Relational Languages and Data Models for Continuous Queries on Sequences and Data Streams

  • Yan-Nei Law ,
  • Haixun Wang ,
  • Carlo Zaniolo

ACM Transactions on Database Systems (TODS) |

Most data stream management systems are based on extensions of the relational data model and query languages, but rigorous analyses of the problems and limitations of this approach, and how to overcome them, are still wanting. In this paper, we elucidate the interaction between stream-oriented extensions of the relational model and continuous query language constructs, and show that the resulting expressive power problems are even more serious for data streams than for databases. In particular, we study the loss of expressive power caused by the loss of blocking query operators, and characterize nonblocking queries as monotonic functions on the database.
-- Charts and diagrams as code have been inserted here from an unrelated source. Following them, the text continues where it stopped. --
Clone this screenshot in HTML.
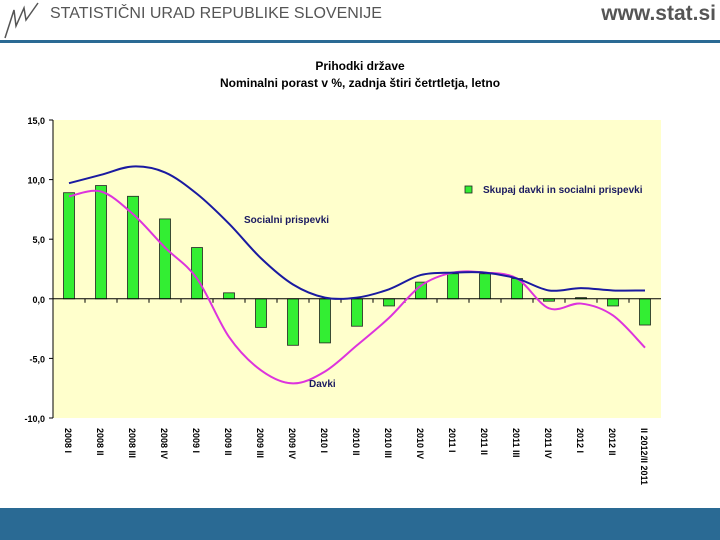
<!DOCTYPE html>
<html><head><meta charset="utf-8"><style>
body{margin:0;width:720px;height:540px;background:#fff;overflow:hidden;font-family:"Liberation Sans",sans-serif;position:relative}
</style></head><body>
<div style="position:absolute;left:0;top:0;width:720px;height:45px">
<svg width="40" height="40" style="position:absolute;left:2px;top:0"><path d="M3 38 L12 10 L14 26 L22 8 L24 20 L36 3" stroke="#555" stroke-width="1.5" fill="none"/></svg>
<div style="position:absolute;left:50px;top:5px;font-size:16px;color:#555">STATISTIČNI URAD REPUBLIKE SLOVENIJE</div>
<div style="position:absolute;right:4px;top:2px;font-size:21px;font-weight:bold;color:#555">www.stat.si</div>
<div style="position:absolute;left:0;top:40px;width:720px;height:3px;background:#2a6a94"></div>
</div>
<div style="position:absolute;left:0;top:508px;width:720px;height:32px;background:#2a6a94"></div>
<svg id="c" width="720" height="540" style="position:absolute;left:0;top:0"></svg>
<script>
const categories=["2008 I","2008 II","2008 III","2008 IV","2009 I","2009 II","2009 III","2009 IV","2010 I","2010 II","2010 III","2010 IV","2011 I","2011 II","2011 III","2011 IV","2012 I","2012 II","II 2012/II 2011"];
const totalValues=[8.9,9.5,8.6,6.7,4.3,0.5,-2.4,-3.9,-3.7,-2.3,-0.6,1.4,2.1,2.1,1.7,-0.2,0.1,-0.6,-2.2];
const socialValues=[9.7,10.4,11.1,10.6,8.8,6.3,3.4,1.2,0.1,0.1,0.8,2.0,2.2,2.2,1.7,0.7,0.9,0.7,0.7];
const taxValues=[8.6,9.0,7.1,4.3,1.7,-3.2,-6.0,-7.1,-6.1,-3.9,-1.6,1.1,2.2,2.2,1.7,-0.8,-0.4,-1.4,-4.1];
const yTicks=[15,10,5,0,-5,-10];
const yTickLabels=["15,0","10,0","5,0","0,0","-5,0","-10,0"];
const svg=document.getElementById('c');const NS="http://www.w3.org/2000/svg";
const L=53,R=661,T=120,B=418,yMin=-10,yMax=15;
const bw=(R-L)/categories.length;
const x=i=>L+bw*(i+0.5);
const y=v=>B-(v-yMin)/(yMax-yMin)*(B-T);
function mk(t,a,p){const e=document.createElementNS(NS,t);for(const k in a)e.setAttribute(k,a[k]);(p||svg).appendChild(e);return e;}
const bg=mk('rect',{x:L,y:T,width:R-L,height:B-T,fill:'#ffffcc'});


function txt(s,a,name){const e=mk('text',a);e.textContent=s;return e;}
txt("Prihodki države",{x:360,y:70,'text-anchor':'middle','font-size':12,'font-weight':'bold',fill:'#000'},'chart-title');
txt("Nominalni porast v %, zadnja štiri četrtletja, letno",{x:360,y:87,'text-anchor':'middle','font-size':12,'font-weight':'bold',fill:'#000'},'chart-subtitle');
mk('line',{x1:L,y1:T,x2:L,y2:B,stroke:'#000'});
yTicks.forEach((t,i)=>{mk('line',{x1:L-4,y1:y(t),x2:L,y2:y(t),stroke:'#000'});txt(yTickLabels[i],{x:L-8,y:y(t)+4,'text-anchor':'end','font-size':9,'font-weight':'bold'},'y-tick-label');});
totalValues.forEach((v,i)=>{const r=mk('rect',{x:x(i)-5.5,y:Math.min(y(v),y(0)),width:11,height:Math.abs(y(v)-y(0)),fill:'#33ee33',stroke:'#222','stroke-width':0.8});

});
mk('line',{x1:L,y1:y(0),x2:R,y2:y(0),stroke:'#000'});
categories.forEach((c,i)=>{mk('line',{x1:L+bw*i,y1:y(0),x2:L+bw*i,y2:y(0)+4,stroke:'#000'});
txt(c,{x:0,y:0,transform:`translate(${x(i)-4},${B+10}) rotate(90)`,'font-size':9,'font-weight':'bold'},'x-tick-label');});
function path(vals,color,name){let d='';const p=vals.map((v,i)=>[x(i),y(v)]);d='M'+p[0];for(let i=0;i<p.length-1;i++){const p0=p[i-1]||p[i],p1=p[i],p2=p[i+1],p3=p[i+2]||p2;const k=6;d+=` C${p1[0]+(p2[0]-p0[0])/k},${p1[1]+(p2[1]-p0[1])/k} ${p2[0]-(p3[0]-p1[0])/k},${p2[1]-(p3[1]-p1[1])/k} ${p2[0]},${p2[1]}`;}
const e=mk('path',{d:d,fill:'none',stroke:color,'stroke-width':2});

}
path(taxValues,'#dd33dd','tax-line');
path(socialValues,'#1a1aa0','social-line');
txt("Socialni prispevki",{x:244,y:223,'font-size':10,'font-weight':'bold',fill:'#1a1a60'},'social-line-label');
txt("Davki",{x:309,y:387,'font-size':10,'font-weight':'bold',fill:'#1a1a60'},'tax-line-label');
const lg=mk('rect',{x:465,y:186,width:7,height:7,fill:'#33ee33',stroke:'#222','stroke-width':0.8});


txt("Skupaj davki in socialni prispevki",{x:483,y:193,'font-size':10,'font-weight':'bold',fill:'#1a1a60'},'legend-label');
</script>
</body></html>
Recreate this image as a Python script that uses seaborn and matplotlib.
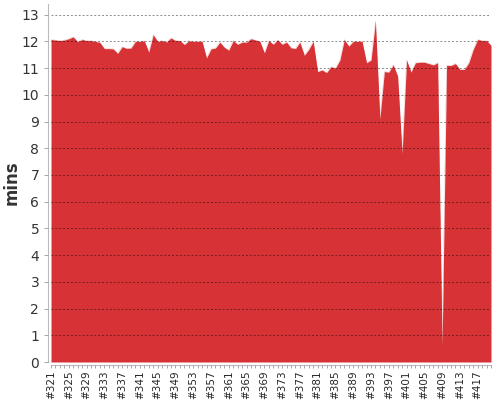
import seaborn as sns
import pandas as pd
import matplotlib.pyplot as plt
from matplotlib.ticker import MultipleLocator

# build numbers #321 .. #420
builds = ['#' + str(n) for n in range(321, 421)]
mins = [
    12.07, 12.05, 12.03, 12.05, 12.10, 12.17, 11.99, 12.07, 12.03, 12.03,
    12.00, 11.96, 11.73, 11.73, 11.72, 11.55, 11.80, 11.74, 11.75, 12.00,
    12.00, 12.02, 11.60, 12.25, 12.00, 12.03, 11.98, 12.13, 12.03, 12.03,
    11.88, 12.02, 12.00, 12.00, 12.00, 11.38, 11.72, 11.75, 11.97, 11.78,
    11.67, 12.03, 11.89, 11.97, 11.97, 12.10, 12.05, 12.00, 11.57, 12.03,
    11.89, 12.06, 11.89, 11.97, 11.76, 11.73, 11.97, 11.48, 11.70, 12.00,
    10.87, 10.93, 10.83, 11.05, 11.00, 11.30, 12.07, 11.82, 12.00, 12.00,
    12.00, 11.20, 11.30, 12.75, 9.10, 10.87, 10.85, 11.12, 10.70, 7.80,
    11.30, 10.85, 11.20, 11.22, 11.22, 11.17, 11.12, 11.20, 0.60, 11.10,
    11.10, 11.17, 10.95, 10.95, 11.20, 11.70, 12.07, 12.03, 12.03, 11.85,
]

df = pd.DataFrame({'build': range(len(builds)), 'mins': mins})
red = '#d73337'

sns.set_style('white')
fig = plt.figure(figsize=(5, 4), dpi=100)
ax = fig.add_axes([0.102, 0.095, 0.88, 0.895])

sns.lineplot(data=df, x='build', y='mins', color=red, linewidth=0.1, ax=ax)
ax.fill_between(df['build'], df['mins'], color=red, linewidth=0)

# offset spines first: moving a spine resets the ticks
sns.despine(ax=ax, offset=2)
for side in ['left', 'bottom']:
    ax.spines[side].set_color('#bbbbbb')
    ax.spines[side].set_linewidth(0.8)

ax.set_xlim(0, len(builds) - 1)
ax.set_ylim(0, 13.4)
ax.set_yticks(range(0, 14))
ax.set_xticks(range(0, len(builds), 4))
ax.set_xticklabels(builds[::4], rotation=90, fontsize=7.5)
ax.xaxis.set_minor_locator(MultipleLocator(1))
ax.tick_params(axis='x', which='both', bottom=True, length=2.5, width=0.6,
               color='#999999', pad=1.5)
ax.tick_params(axis='y', left=True, length=3, width=0.6, color='#999999',
               labelsize=10, labelcolor='#333333')

ax.set_axisbelow(False)
ax.yaxis.grid(True, linestyle=(0, (2, 2)), color='black', alpha=0.45, linewidth=0.7)
ax.xaxis.grid(False)

ax.set_xlabel('')
ax.set_ylabel('mins', fontsize=12, fontweight='bold', color='#333333')
ax.yaxis.set_label_coords(-0.068, 0.5)

fig.savefig('out.png', dpi=100)
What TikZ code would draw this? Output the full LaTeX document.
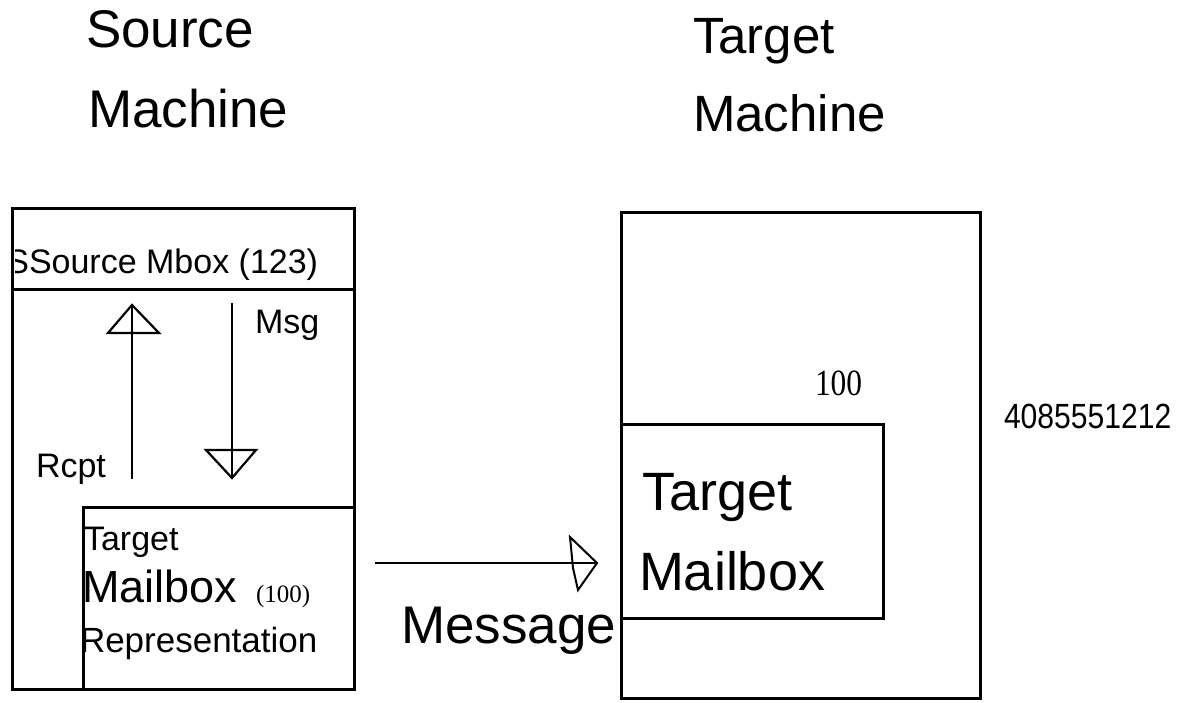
\documentclass[tikz,border=0pt]{standalone}
\usepackage{fontspec}
\setmainfont{Liberation Sans}
\newfontfamily\numserif{Liberation Serif}
\newcommand\setpx[1]{\fontsize{#1}{#1}\selectfont}
\begin{document}
\begin{tikzpicture}[x=1pt,y=-1pt,
  box/.style={line width=3pt, line join=miter},
  wire/.style={line width=2pt},
  head/.style={line width=2.2pt, line join=miter},
  lbl/.style={anchor=base west, inner sep=0pt, outer sep=0pt},
]
\useasboundingbox (0,0) rectangle (1183,703);

% ---- corner points of the machine boxes
\coordinate (snw) at (12,209);
\coordinate (sse) at (354,689);
\coordinate (hdl) at (12,290);
\coordinate (hdr) at (354,290);
\coordinate (rnw) at (83,507);
\coordinate (rne) at (354,507);
\coordinate (rsw) at (83,689);
\coordinate (tnw) at (621,213);
\coordinate (tse) at (980,698);
\coordinate (mnw) at (621,424);
\coordinate (mse) at (883,618);

% ---- titles
\node[lbl] (srct1) at (86,48)  {\setpx{53}Source};
\node[lbl] (srct2) at (88,128) {\setpx{53}Machine};
\node[lbl] (tgtt1) at (693,54) {\setpx{51}Target};
\node[lbl] (tgtt2) at (693,132){\setpx{51}Machine};

% ---- source machine
\draw[box] (snw) rectangle (sse);
\draw[box] (hdl) -- (hdr);
\draw[box] (rsw) -- (rnw) -- (rne);

\begin{scope}
  \clip (15,220) rectangle (40,285);
  \node[lbl, anchor=base east] (cutS) at (29,273) {\setpx{34}S};
\end{scope}
\node[lbl] (smbox) at (29,273) {\setpx{34}Source Mbox (123)};

% receipt arrow (up) and message arrow (down)
\coordinate (rcb) at (132,479);
\coordinate (rct) at (132,306);
\draw[wire] (rcb) -- (rct);
\draw[head] (132,305) -- (108,333) -- (159,333) -- cycle;

\coordinate (msb) at (232,303);
\coordinate (mst) at (232,476);
\draw[wire] (msb) -- (mst);
\draw[head] (206,450) -- (256,450) -- (232,478) -- cycle;

\node[lbl] (msg)  at (255,333) {\setpx{34}Msg};
\node[lbl] (rcpt) at (36,477)  {\setpx{34}Rcpt};

\node[lbl] (rep1) at (84,550) {\setpx{34}Target};
\node[lbl] (rep2) at (82,602) {\setpx{45}Mailbox};
\node[lbl] (rep3) at (256,602) {\numserif\setpx{25}(100)};
\node[lbl] (rep4) at (80,652) {\setpx{35}Representation};

% ---- message transfer
\coordinate (xa) at (375,563);
\coordinate (xb) at (597,563);
\draw[wire, line width=1.6pt] (xa) -- (xb);
\draw[head, line width=2pt] (570,537) -- (xb) -- (578,590) -- (573,568) -- cycle;
\node[lbl] (msgl) at (401,643) {\setpx{53}Message};

% ---- target machine
\draw[box] (tnw) rectangle (tse);
\draw[box] (mnw) rectangle (mse);
\node[lbl] (num) at (815,395) {\numserif\scalebox{0.85}[1]{\setpx{37}100}};
\node[lbl] (tmb1) at (642,510) {\setpx{54}Target};
\node[lbl] (tmb2) at (639,590) {\setpx{54}Mailbox};
\node[lbl] (phone) at (1004,428) {\scalebox{0.86}[1]{\setpx{35}4085551212}};
\end{tikzpicture}
\end{document}
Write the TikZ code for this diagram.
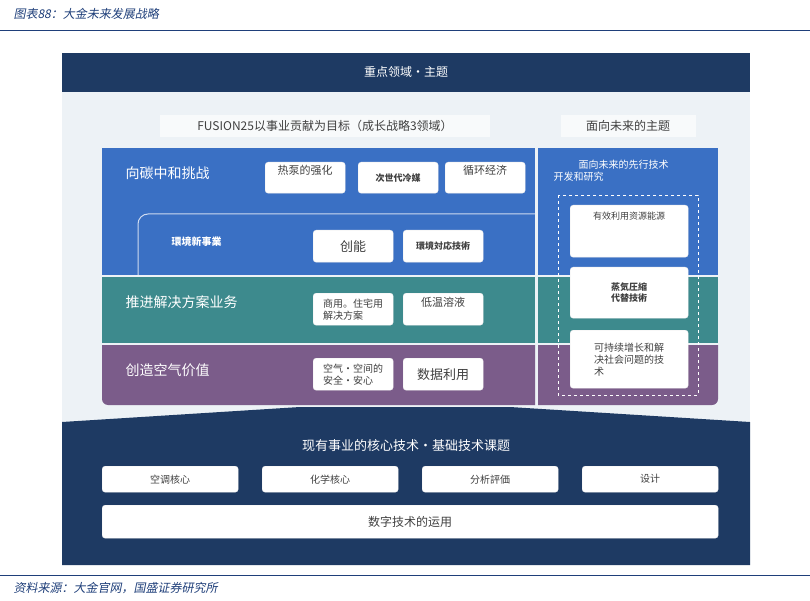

Thus, we introduce the notion of NB-completeness to assure that a query language is as suitable for continuous queries as it is for traditional database queries. We show that neither RA nor SQL are NB-complete on unordered sets of tuples, and the problem is even more serious when the data model is extended to support order—a sine-qua-non in data stream applications. The new limitations of SQL, compounded with well-known problems in applications such as sequence queries and data mining, motivate our proposal of extending the language with user-defined aggregates (UDAs). These can be natively coded in SQL, according to simple syntactic rules that set nonblocking aggregates apart from blocking ones. We first prove that SQL with UDAs is Turing complete. We then prove that SQL with monotonic UDAs and union operators can express all monotonic set functions computable by a Turing machine (NB-completeness) and finally extend this result to queries on sequences ordered by their timestamps. The proposed approach supports data stream models that are more sophisticated than appendonly relations, along with data mining queries, and other complex applications.